● **THE RECORDS**
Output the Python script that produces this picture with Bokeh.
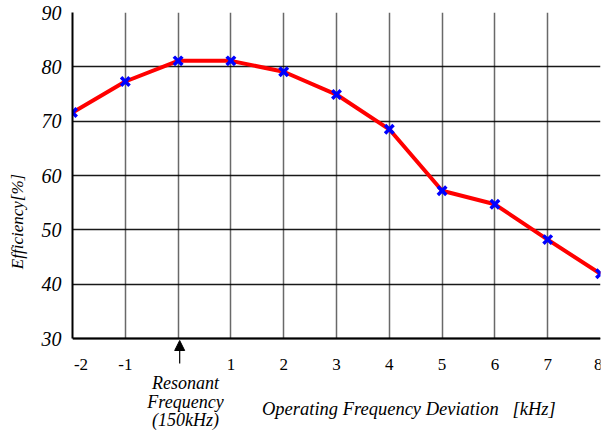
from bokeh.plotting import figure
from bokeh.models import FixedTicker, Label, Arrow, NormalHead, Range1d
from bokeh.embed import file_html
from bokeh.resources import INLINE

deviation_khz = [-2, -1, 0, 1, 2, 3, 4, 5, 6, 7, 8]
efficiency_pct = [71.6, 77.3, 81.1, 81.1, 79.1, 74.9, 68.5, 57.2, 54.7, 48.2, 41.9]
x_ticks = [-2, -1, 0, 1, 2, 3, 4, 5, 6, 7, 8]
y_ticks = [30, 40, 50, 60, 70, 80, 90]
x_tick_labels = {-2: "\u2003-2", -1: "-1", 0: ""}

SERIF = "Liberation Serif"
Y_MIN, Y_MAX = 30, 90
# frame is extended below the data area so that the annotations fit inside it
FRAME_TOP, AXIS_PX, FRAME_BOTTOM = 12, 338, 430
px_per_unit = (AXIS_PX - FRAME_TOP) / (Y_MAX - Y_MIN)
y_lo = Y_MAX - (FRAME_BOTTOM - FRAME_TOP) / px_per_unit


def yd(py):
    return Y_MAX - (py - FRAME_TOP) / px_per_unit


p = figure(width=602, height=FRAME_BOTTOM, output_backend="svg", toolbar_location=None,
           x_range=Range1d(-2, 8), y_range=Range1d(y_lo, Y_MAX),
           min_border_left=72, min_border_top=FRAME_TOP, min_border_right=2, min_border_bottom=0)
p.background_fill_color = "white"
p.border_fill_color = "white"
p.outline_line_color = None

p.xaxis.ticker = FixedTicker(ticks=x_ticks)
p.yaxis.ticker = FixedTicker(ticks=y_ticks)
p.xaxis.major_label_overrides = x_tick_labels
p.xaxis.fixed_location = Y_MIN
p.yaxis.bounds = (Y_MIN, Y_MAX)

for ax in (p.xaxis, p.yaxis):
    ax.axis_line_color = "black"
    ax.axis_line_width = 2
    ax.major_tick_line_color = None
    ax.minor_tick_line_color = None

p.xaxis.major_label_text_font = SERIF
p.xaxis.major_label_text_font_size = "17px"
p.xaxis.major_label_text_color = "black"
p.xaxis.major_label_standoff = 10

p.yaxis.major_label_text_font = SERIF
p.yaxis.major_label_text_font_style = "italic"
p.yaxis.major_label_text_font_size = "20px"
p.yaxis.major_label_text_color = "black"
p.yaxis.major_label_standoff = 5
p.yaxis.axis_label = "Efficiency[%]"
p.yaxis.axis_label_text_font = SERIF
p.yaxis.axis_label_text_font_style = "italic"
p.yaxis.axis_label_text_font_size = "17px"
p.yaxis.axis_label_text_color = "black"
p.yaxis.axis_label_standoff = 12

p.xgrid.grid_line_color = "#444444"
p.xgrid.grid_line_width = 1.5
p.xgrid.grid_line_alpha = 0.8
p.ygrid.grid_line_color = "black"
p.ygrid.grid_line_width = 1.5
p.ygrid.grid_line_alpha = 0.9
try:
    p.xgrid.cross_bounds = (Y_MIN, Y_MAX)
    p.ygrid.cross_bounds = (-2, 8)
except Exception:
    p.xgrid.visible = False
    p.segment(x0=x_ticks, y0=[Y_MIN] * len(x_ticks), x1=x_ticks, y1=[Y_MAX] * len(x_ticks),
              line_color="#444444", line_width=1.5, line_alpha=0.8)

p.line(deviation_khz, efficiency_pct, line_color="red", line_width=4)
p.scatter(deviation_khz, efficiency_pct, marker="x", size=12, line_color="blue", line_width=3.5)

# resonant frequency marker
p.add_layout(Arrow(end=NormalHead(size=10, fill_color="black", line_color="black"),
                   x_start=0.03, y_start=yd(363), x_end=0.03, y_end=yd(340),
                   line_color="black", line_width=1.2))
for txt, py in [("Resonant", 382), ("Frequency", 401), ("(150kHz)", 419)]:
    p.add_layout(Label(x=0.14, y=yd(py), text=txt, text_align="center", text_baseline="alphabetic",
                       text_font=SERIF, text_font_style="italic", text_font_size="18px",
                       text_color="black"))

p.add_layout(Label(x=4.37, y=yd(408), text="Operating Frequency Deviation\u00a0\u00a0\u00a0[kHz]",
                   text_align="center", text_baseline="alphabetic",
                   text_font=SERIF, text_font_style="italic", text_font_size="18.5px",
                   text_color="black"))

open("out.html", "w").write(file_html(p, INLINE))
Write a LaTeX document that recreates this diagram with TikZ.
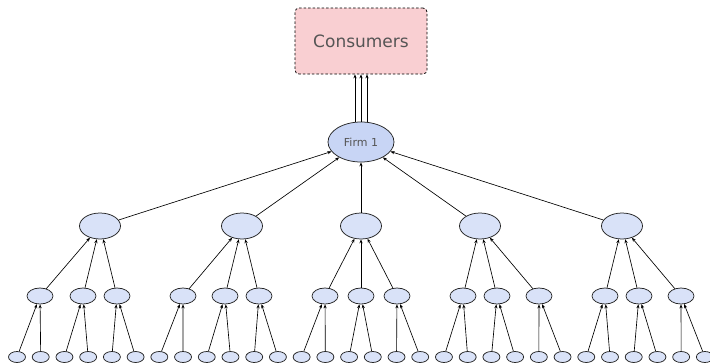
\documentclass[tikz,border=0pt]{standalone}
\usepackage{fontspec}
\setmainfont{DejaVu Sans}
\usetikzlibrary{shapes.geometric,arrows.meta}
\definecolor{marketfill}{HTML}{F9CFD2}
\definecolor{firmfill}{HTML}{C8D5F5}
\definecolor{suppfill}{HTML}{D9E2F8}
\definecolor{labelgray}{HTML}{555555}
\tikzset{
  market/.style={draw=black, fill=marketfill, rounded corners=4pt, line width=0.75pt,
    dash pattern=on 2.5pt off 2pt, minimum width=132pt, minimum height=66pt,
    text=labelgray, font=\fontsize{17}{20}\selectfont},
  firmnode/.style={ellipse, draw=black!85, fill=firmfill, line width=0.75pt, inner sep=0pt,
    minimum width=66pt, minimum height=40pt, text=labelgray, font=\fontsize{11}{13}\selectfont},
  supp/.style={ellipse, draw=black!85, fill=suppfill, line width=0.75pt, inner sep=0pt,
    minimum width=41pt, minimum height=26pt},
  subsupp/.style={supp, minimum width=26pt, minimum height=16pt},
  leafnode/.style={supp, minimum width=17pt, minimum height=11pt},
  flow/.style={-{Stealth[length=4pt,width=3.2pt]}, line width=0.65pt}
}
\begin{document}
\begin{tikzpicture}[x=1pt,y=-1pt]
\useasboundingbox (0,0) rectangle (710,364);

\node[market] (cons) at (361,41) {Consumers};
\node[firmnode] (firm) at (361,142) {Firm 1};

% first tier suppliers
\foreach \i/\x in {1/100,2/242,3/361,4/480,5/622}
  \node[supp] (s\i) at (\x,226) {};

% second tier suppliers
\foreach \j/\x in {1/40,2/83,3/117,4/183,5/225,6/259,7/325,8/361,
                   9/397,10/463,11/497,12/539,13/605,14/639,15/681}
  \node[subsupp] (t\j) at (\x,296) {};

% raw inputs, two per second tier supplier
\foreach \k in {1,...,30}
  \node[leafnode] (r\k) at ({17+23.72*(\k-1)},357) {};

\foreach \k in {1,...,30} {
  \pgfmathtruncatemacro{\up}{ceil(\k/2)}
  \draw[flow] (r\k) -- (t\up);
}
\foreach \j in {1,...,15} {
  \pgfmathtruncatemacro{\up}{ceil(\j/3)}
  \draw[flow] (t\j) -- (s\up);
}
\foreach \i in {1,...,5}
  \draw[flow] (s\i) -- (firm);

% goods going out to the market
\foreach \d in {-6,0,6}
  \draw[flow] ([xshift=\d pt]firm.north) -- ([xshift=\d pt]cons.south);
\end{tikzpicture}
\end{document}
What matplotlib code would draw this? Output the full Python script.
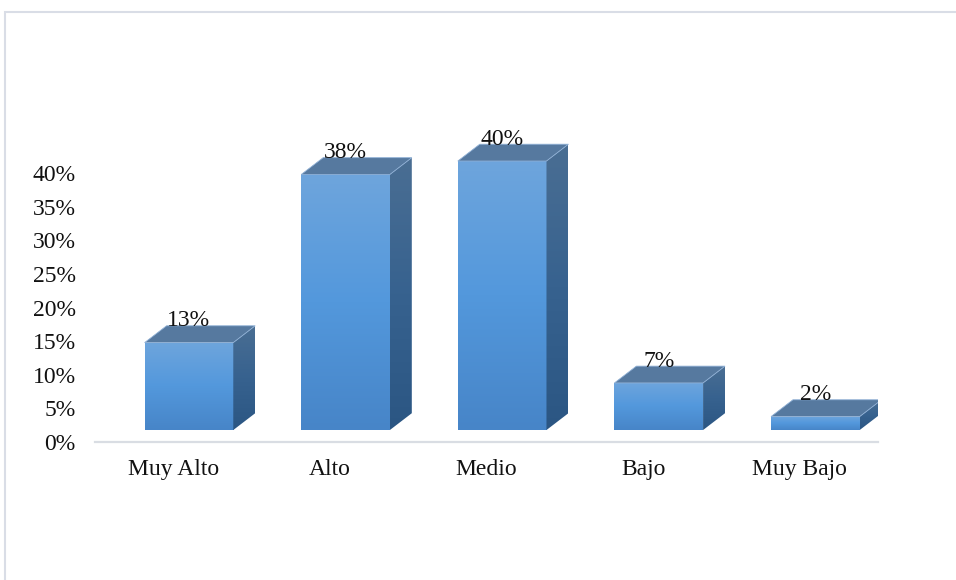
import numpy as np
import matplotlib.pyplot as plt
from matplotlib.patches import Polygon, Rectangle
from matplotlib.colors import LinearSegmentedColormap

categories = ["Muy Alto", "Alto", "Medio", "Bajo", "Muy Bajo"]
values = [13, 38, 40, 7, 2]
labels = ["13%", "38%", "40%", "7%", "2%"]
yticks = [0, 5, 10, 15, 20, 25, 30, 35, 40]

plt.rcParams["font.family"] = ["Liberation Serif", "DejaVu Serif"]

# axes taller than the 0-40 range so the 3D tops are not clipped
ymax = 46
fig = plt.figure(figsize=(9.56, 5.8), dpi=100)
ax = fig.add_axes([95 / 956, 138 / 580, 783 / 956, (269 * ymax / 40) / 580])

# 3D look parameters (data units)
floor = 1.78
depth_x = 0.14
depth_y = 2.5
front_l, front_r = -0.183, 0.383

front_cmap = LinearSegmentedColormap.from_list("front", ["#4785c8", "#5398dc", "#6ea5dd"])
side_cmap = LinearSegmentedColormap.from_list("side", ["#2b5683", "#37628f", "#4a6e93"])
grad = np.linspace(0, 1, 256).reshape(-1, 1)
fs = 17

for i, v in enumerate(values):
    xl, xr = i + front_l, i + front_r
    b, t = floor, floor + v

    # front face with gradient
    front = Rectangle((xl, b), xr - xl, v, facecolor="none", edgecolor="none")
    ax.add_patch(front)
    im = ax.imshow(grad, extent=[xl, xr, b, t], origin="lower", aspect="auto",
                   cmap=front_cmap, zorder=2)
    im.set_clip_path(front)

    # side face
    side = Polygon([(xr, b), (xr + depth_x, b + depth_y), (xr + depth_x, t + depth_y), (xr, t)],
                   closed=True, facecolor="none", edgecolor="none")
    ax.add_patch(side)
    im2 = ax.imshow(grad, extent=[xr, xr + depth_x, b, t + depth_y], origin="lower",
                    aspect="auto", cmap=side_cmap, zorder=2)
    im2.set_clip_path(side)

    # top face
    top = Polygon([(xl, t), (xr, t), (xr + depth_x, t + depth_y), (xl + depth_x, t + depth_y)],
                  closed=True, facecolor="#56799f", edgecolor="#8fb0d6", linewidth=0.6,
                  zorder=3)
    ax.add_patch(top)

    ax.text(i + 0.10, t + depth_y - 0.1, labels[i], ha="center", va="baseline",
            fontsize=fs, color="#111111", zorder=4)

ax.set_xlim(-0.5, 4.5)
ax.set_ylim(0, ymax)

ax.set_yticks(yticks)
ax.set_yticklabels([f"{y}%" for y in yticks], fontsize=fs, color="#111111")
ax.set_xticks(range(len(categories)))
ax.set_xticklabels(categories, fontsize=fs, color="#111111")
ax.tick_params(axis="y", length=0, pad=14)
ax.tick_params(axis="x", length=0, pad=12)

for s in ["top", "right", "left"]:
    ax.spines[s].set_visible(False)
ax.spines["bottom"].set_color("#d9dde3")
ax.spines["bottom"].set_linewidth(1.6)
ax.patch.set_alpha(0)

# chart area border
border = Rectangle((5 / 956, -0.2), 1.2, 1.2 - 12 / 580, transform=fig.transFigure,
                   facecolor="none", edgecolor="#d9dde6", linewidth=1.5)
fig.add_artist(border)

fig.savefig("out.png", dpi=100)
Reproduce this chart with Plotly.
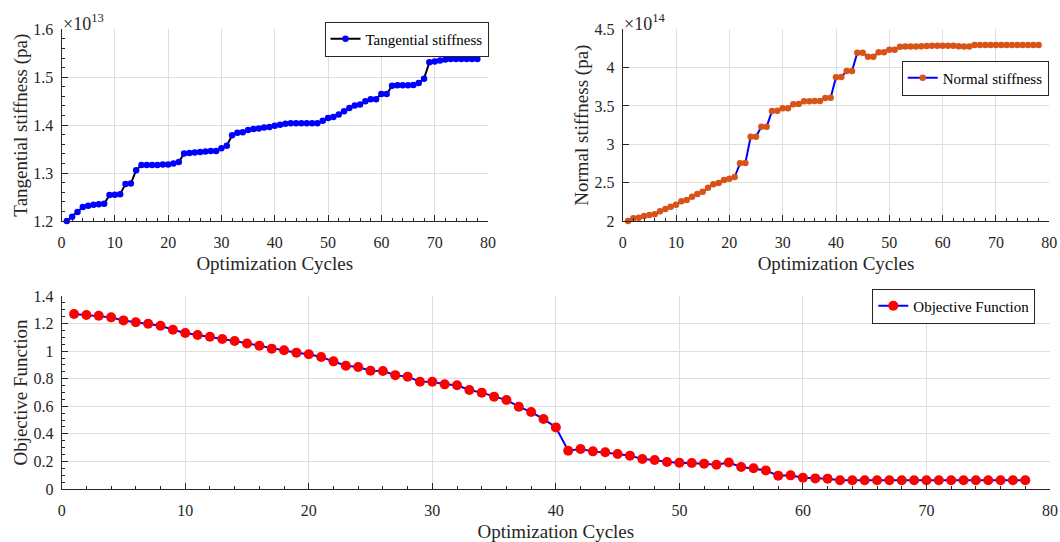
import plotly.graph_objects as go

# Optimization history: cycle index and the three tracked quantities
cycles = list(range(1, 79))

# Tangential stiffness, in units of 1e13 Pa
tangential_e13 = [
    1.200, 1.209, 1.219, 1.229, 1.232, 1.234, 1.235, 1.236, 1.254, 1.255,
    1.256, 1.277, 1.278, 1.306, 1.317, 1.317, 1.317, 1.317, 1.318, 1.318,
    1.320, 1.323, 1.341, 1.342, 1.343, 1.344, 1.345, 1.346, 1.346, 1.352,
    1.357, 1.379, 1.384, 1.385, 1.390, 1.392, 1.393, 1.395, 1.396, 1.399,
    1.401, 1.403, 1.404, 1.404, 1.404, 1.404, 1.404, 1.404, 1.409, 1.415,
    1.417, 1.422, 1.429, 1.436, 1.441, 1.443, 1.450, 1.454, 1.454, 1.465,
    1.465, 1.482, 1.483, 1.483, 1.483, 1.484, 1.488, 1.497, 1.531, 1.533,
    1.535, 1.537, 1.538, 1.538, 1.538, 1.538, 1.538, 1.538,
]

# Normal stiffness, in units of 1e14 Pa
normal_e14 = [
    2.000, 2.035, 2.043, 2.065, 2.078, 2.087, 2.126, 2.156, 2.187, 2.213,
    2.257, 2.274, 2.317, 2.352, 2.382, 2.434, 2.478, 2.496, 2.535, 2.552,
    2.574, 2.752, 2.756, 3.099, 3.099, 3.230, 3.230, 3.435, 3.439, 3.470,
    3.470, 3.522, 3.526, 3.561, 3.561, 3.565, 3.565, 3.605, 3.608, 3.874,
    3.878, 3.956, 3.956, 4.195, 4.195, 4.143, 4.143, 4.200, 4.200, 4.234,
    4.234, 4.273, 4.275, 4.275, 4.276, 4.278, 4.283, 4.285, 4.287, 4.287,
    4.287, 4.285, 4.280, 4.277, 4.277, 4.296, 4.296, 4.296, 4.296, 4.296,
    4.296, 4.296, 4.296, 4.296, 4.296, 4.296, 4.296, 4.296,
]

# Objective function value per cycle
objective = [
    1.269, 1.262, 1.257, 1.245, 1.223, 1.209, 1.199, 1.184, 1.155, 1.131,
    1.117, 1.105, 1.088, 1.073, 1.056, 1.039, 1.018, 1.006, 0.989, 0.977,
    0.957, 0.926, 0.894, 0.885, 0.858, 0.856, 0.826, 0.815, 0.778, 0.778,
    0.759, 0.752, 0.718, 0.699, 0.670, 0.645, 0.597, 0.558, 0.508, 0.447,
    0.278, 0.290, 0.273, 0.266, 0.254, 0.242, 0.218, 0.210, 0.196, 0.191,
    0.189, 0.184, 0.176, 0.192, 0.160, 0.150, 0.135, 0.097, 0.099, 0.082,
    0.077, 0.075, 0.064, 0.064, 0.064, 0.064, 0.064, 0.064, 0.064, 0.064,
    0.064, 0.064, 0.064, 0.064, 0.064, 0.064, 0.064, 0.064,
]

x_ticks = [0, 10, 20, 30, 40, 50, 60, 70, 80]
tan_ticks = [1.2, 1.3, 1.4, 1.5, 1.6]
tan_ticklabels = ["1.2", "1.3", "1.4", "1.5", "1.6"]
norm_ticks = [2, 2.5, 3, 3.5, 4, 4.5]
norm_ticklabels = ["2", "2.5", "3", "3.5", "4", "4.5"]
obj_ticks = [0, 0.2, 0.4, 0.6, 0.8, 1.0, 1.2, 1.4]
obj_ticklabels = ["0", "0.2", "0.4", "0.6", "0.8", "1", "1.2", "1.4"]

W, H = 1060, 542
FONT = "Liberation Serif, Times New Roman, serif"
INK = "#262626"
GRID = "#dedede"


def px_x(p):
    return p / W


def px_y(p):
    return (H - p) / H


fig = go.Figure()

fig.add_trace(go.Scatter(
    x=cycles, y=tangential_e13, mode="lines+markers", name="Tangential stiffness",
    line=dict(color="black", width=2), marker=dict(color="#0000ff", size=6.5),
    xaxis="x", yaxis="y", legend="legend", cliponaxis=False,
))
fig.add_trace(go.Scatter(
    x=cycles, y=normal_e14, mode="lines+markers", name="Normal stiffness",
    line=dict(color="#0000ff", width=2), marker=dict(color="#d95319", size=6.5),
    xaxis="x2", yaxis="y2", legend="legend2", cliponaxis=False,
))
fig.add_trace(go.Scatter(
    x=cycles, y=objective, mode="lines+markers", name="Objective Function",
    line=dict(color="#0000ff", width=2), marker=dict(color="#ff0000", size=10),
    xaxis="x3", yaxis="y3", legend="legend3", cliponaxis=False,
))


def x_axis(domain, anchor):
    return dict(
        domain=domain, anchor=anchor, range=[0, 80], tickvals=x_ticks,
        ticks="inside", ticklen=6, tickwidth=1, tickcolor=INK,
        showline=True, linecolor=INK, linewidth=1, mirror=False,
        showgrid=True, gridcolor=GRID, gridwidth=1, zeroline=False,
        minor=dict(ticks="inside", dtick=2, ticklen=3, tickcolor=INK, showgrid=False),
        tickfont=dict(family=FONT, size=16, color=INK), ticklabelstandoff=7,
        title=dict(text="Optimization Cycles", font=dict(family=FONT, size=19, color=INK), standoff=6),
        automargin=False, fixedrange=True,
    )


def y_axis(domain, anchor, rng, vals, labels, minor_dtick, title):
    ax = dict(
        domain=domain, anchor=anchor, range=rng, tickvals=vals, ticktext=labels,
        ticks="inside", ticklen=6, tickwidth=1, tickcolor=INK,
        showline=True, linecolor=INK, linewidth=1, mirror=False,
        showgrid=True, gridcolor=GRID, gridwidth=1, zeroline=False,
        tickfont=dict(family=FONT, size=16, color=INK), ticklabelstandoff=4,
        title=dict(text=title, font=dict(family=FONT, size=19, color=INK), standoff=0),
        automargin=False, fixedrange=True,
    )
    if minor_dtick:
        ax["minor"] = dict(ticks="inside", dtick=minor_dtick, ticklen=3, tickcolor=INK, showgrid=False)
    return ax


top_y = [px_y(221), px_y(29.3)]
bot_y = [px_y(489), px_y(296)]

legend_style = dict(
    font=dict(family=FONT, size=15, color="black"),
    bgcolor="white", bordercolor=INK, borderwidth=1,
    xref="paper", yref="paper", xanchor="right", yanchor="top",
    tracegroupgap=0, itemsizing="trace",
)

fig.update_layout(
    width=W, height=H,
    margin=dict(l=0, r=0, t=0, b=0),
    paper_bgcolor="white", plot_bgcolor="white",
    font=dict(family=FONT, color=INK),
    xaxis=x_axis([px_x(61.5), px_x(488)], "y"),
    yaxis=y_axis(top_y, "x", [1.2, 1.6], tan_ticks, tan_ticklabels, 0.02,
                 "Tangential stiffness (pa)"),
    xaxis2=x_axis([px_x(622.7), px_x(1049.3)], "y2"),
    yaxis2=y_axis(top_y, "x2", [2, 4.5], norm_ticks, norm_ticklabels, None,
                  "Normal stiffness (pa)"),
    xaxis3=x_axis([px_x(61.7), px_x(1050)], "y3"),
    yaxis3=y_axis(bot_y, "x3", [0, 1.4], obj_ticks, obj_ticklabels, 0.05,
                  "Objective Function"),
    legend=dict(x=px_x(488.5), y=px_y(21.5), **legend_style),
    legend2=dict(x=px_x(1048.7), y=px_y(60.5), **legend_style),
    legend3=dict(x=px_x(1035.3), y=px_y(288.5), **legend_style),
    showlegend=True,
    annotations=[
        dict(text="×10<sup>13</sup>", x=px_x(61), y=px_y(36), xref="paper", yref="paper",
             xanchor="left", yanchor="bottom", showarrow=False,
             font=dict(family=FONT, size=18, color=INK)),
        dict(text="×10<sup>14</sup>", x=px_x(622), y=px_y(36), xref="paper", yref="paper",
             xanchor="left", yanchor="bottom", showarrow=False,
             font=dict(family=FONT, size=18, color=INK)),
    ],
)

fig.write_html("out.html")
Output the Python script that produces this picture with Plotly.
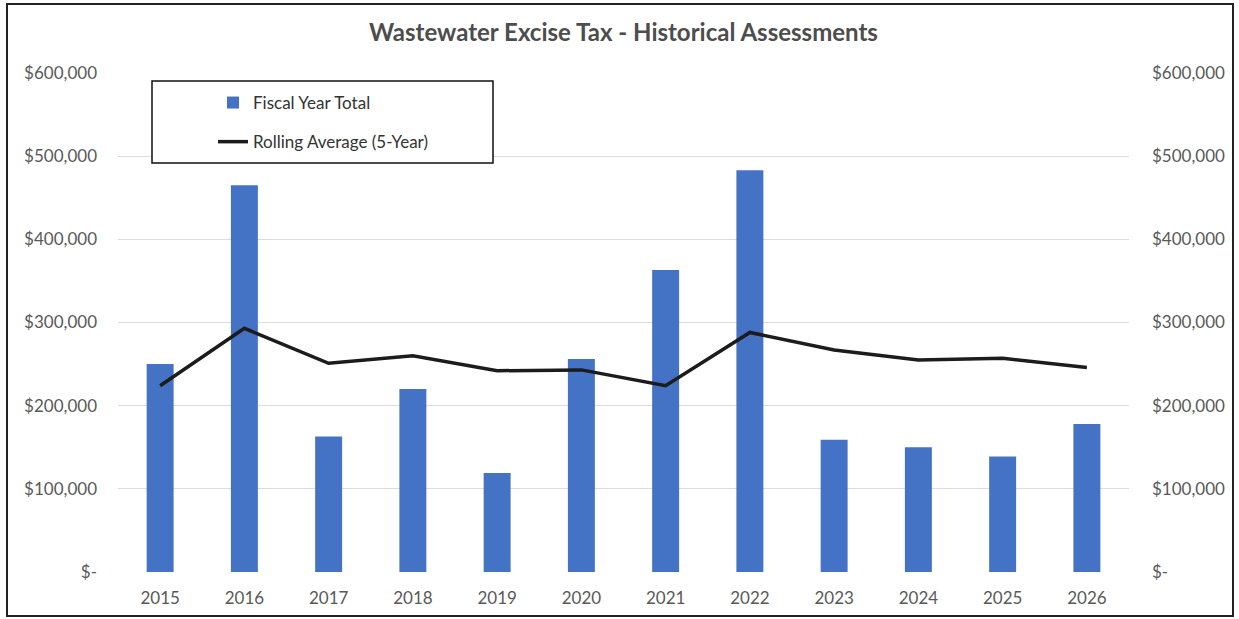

● **REQUIRED WORK**
Exactly as they appear, print the lines of the listing above from its first line through the line that contains "from bokeh.resources import INLINE", minus the pictures.

● **ANSWER TO THIS TASK**
Output the Python script that produces this picture with Bokeh.
from bokeh.plotting import figure
from bokeh.models import FixedTicker, Label, Arrow, NormalHead, Range1d
from bokeh.embed import file_html
from bokeh.resources import INLINE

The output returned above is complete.